Kegandrungan itulah yang akhirnya membuat Tony memilih menghadirkan banyak musisi jazz fusion dalam konser-konser yang ia promotori. Pilihan itu juga didasari keyakinan bahwa karya musisi jazz fusion lebih komunikatif dan mudah dicerna sehingga lebih mudah menarik minat masyarakat Indonesia.
Barangkali, karena itu pula, Tony juga memilih menghadirkan Patti Austin yang punya sejumlah lagu bernuansa nge-pop dan Bob James yang dikenal dengan musik smooth jazz yang easy listening.
Dalam konsernya beberapa tahun terakhir, Tony juga mengundang penyanyi muda Indonesia yang tengah tenar, seperti Raisa, Isyana Sarasvati, juga Kunto Aji. Pilihan itu diambil guna menarik lebih banyak anak muda untuk menonton konser Economics Jazz Live.

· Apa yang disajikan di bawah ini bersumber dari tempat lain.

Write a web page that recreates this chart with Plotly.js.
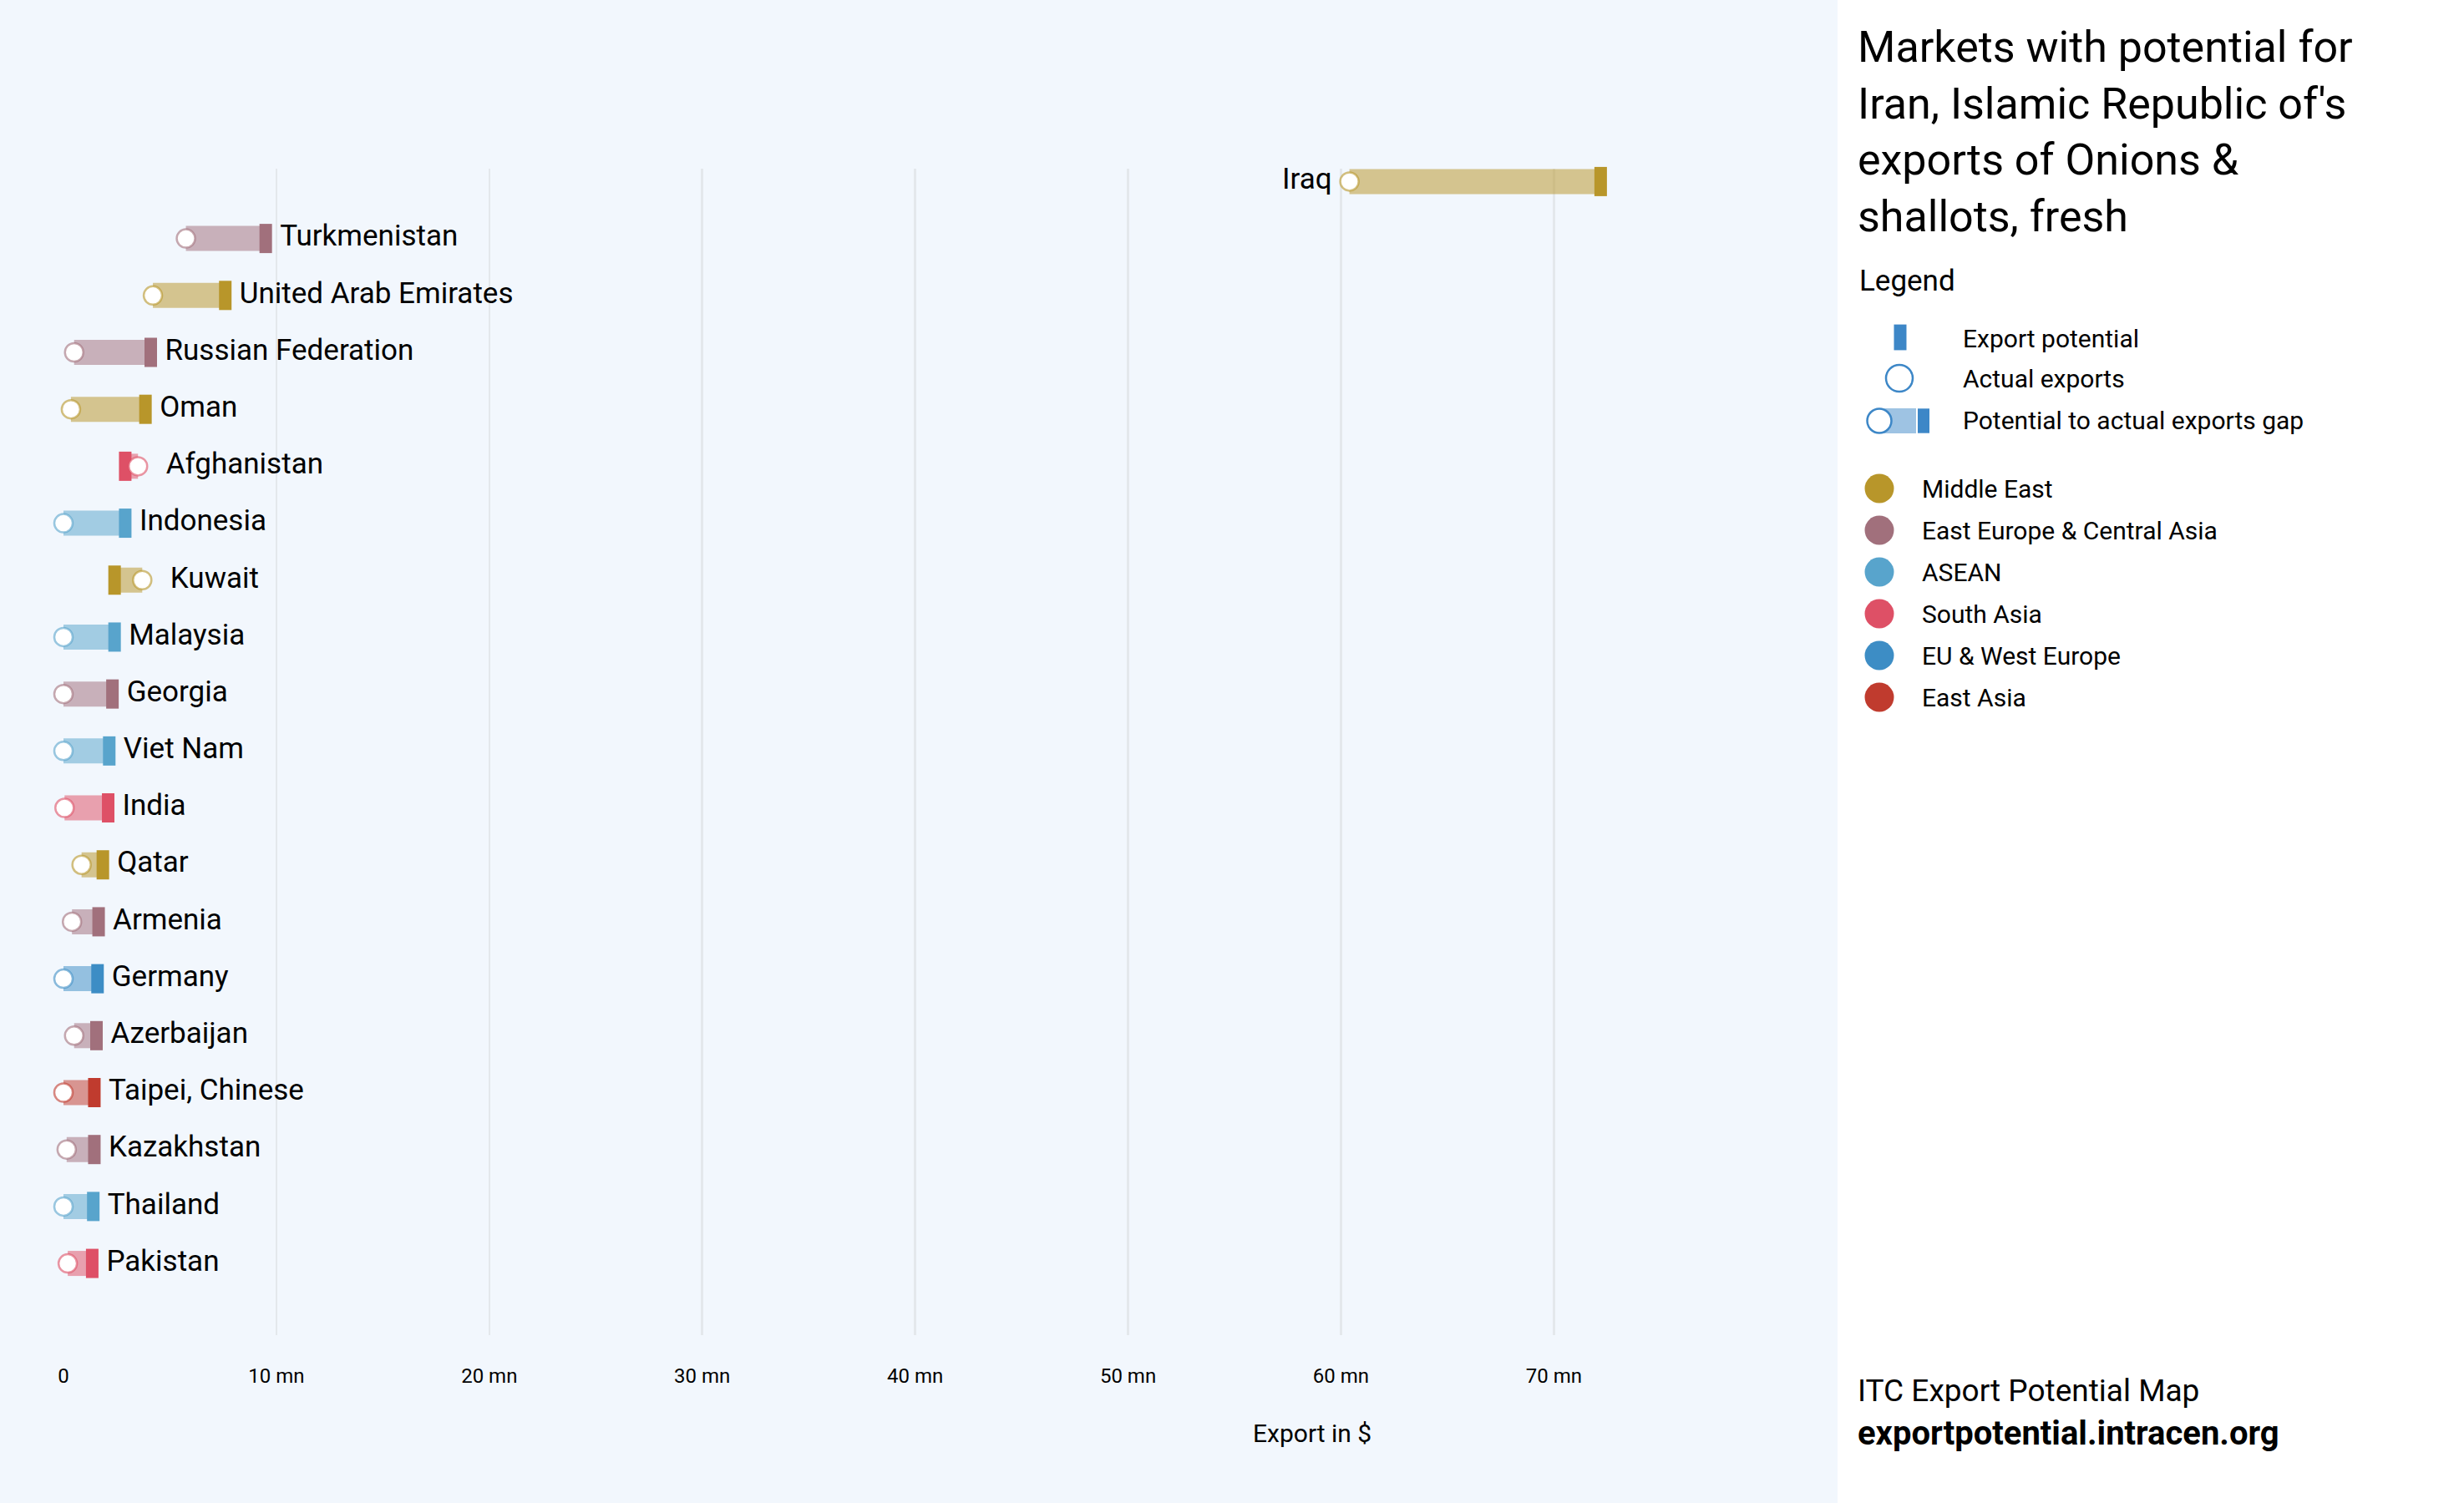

Namun, terlepas dari pilihan dan preferensi musiknya, Tony tetap mempertahankan ciri khas Economics Jazz Live, yakni harga tiket yang terjangkau. Meski sejak tahun 2011 selalu menghadirkan bintang jazz dunia, tiket konser tersebut selalu dijual dengan harga relatif murah dibandingkan konser musik lain yang juga menghadirkan musisi internasional.
Pada tahun 2018, misalnya, tiket konser UGM Jazz dijual dengan harga Rp 200.000 sampai Rp 800.000. Itulah kenapa konser musik yang diinisiasi Tony tersebut dikenal sebagai konser musik internasional, tetapi tiketnya dijual dengan ”harga angkringan”.
Dengan dedikasi besarnya pada musik jazz, kepergian Tony tentu tak hanya ditangisi kalangan ekonom di Indonesia. Para penggemar jazz di Tanah Air pastilah juga merasa kehilangan salah satu promotor jazz terbaik di Indonesia itu.